The Pentagon is taking the old adage "laughter is the best medicine" to heart as a way to help families cope with the stress of loved ones deployed overseas.
For almost three years, retired Army Col. James L. "Scottie" Scott has been on a personal crusade to spread "laughter therapy" as a tool for National Guard and Army Reserve families to deal with deployments.
"It's so terrific," says Scott. "You can't think about anything else when you're laughing which is why it's such a natural stress management tool that totally clears stress."
Besides, he adds, it "requires no special equipment."
Calling himself "the laughing colonel from the Pentagon," Scott has helped several state National Guards incorporate laughter therapy into "family readiness groups," the support networks the military uses to help the families of deployed troops.
For Scott, the therapy is "a perfect opportunity for military families who face so many challenges, whether they're deployed or not, and gives them the opportunity to step back and realize it's not the end of the world and life's going to go on."
Scott is the originator of this unofficial National Guard and Reserve program, which the Pentagon supports, but does not fund. Individual states pick up the training costs if they decide to pursue the therapy. Still, Scott believes the military and military families have gotten the message that the resource is available to them.
In his day job as director of the Reserve Family Support Programs, Scott regularly visits different bases across the country. As part of his initial presentation on improving the support groups, Scott mentions laughter therapy as a useful tool and offers his expertise. Interested states invite him back to lead two-day workshops.
Some of these participants end up receiving more advanced courses from the World Laughter Tour to become "certified laughter leaders," with their state's National Guard picking up the cost.
Scott first became interested in laughter therapy in 2002 when a "certified laughter leader" at a National Guard conference had the audience howling for an hour and suggested laughter therapy as a way of helping military support groups. Intrigued, Scott did a little research and became hooked.
He received permission to take academic classes for credit offered by the World Laughter Tour at the University of Ohio and got the Pentagon to pay for his course load. After a few months training he was certified as a "laughter trainer."
Laughter therapy doesn't involve jokes, stand-up routines or humor. Instead, it involves getting participants to engage in exercises to get them laughing. "We encourage everyone to participate to the maximum of their ability and give everyone permission in the group to laugh with each other and not at each other," he says.

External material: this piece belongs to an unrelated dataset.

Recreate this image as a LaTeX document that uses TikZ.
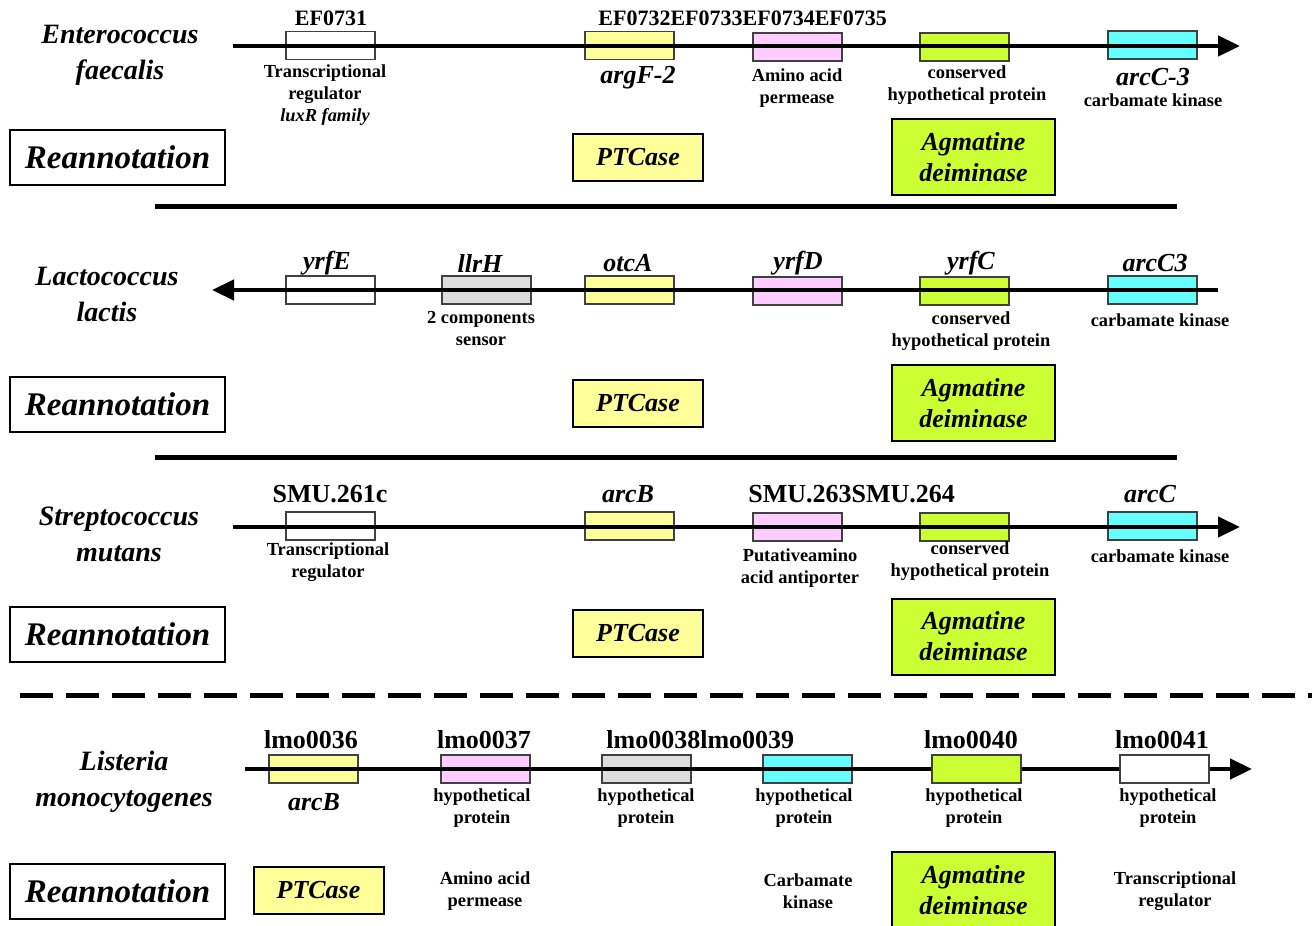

Scott gets his classes going by having his groups repeat, "Ho-ho-ha-ha!" From there, it's on to exercises like "ants in your pants," "hot sand on the beach" and "rollercoaster" to get them laughing and start those therapeutic juices flowing. Says Scott, "When you think about laughing there's a lot of abdominal activity... It's like an internal massage." Other sessions will find participants walking like penguins or roaring like lions to get them howling.